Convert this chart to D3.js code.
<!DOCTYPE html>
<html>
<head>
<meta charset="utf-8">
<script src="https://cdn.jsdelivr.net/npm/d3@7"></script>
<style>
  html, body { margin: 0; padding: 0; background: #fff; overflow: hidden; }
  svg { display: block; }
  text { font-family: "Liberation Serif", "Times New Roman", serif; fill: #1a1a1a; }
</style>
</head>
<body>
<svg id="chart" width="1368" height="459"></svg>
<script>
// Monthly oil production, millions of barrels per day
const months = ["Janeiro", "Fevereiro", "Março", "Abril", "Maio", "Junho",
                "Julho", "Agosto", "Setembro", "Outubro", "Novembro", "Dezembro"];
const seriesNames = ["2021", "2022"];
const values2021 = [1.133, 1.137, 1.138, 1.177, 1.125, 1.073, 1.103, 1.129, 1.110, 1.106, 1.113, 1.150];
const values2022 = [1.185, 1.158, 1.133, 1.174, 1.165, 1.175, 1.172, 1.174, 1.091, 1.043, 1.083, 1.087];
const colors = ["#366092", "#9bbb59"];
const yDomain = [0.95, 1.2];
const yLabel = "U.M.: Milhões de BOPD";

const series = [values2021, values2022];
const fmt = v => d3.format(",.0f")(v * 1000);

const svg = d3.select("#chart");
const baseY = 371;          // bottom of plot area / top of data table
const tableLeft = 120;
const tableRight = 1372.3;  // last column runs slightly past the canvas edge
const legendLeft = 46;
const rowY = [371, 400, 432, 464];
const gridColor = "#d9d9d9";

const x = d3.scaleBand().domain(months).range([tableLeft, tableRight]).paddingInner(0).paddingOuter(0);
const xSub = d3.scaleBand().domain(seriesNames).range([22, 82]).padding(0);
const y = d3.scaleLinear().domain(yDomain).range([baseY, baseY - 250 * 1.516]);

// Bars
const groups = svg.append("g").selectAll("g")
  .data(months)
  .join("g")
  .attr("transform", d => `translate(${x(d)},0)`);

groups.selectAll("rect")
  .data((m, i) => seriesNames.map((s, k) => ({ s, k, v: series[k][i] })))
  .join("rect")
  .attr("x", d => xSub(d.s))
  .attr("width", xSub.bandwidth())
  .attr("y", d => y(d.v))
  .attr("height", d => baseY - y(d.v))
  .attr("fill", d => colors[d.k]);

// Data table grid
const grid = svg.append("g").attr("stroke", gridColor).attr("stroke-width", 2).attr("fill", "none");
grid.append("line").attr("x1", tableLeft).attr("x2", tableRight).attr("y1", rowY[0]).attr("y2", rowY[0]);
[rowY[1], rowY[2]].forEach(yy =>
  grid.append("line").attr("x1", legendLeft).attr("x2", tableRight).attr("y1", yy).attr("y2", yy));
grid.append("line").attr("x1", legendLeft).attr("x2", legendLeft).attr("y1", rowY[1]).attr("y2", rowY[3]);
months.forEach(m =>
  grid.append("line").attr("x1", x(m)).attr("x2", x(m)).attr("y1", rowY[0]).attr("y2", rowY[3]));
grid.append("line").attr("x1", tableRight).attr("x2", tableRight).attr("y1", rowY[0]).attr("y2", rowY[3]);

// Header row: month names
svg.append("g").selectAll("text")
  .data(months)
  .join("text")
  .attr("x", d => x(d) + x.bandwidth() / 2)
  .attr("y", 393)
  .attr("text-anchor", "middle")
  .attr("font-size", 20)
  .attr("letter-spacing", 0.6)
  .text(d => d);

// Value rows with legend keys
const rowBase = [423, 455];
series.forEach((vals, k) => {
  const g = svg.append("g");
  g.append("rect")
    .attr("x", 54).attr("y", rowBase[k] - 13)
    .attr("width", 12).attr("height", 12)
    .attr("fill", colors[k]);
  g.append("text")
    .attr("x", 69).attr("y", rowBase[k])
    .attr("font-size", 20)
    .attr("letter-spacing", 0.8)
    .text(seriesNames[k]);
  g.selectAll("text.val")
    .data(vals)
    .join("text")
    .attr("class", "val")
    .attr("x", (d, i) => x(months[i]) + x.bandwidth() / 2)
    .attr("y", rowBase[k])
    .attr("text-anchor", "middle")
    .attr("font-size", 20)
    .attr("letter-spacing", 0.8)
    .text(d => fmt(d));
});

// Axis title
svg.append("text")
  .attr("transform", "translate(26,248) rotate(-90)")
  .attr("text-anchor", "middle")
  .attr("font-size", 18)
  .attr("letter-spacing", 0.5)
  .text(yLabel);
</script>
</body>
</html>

+---+

Written task
Only the lines from the first line of the material above through the line that contains "const fmt = v" should be quoted, each one exactly.

Full solution
Convert this chart to D3.js code.
<!DOCTYPE html>
<html>
<head>
<meta charset="utf-8">
<script src="https://cdn.jsdelivr.net/npm/d3@7"></script>
<style>
  html, body { margin: 0; padding: 0; background: #fff; overflow: hidden; }
  svg { display: block; }
  text { font-family: "Liberation Serif", "Times New Roman", serif; fill: #1a1a1a; }
</style>
</head>
<body>
<svg id="chart" width="1368" height="459"></svg>
<script>
// Monthly oil production, millions of barrels per day
const months = ["Janeiro", "Fevereiro", "Março", "Abril", "Maio", "Junho",
                "Julho", "Agosto", "Setembro", "Outubro", "Novembro", "Dezembro"];
const seriesNames = ["2021", "2022"];
const values2021 = [1.133, 1.137, 1.138, 1.177, 1.125, 1.073, 1.103, 1.129, 1.110, 1.106, 1.113, 1.150];
const values2022 = [1.185, 1.158, 1.133, 1.174, 1.165, 1.175, 1.172, 1.174, 1.091, 1.043, 1.083, 1.087];
const colors = ["#366092", "#9bbb59"];
const yDomain = [0.95, 1.2];
const yLabel = "U.M.: Milhões de BOPD";

const series = [values2021, values2022];
const fmt = v => d3.format(",.0f")(v * 1000);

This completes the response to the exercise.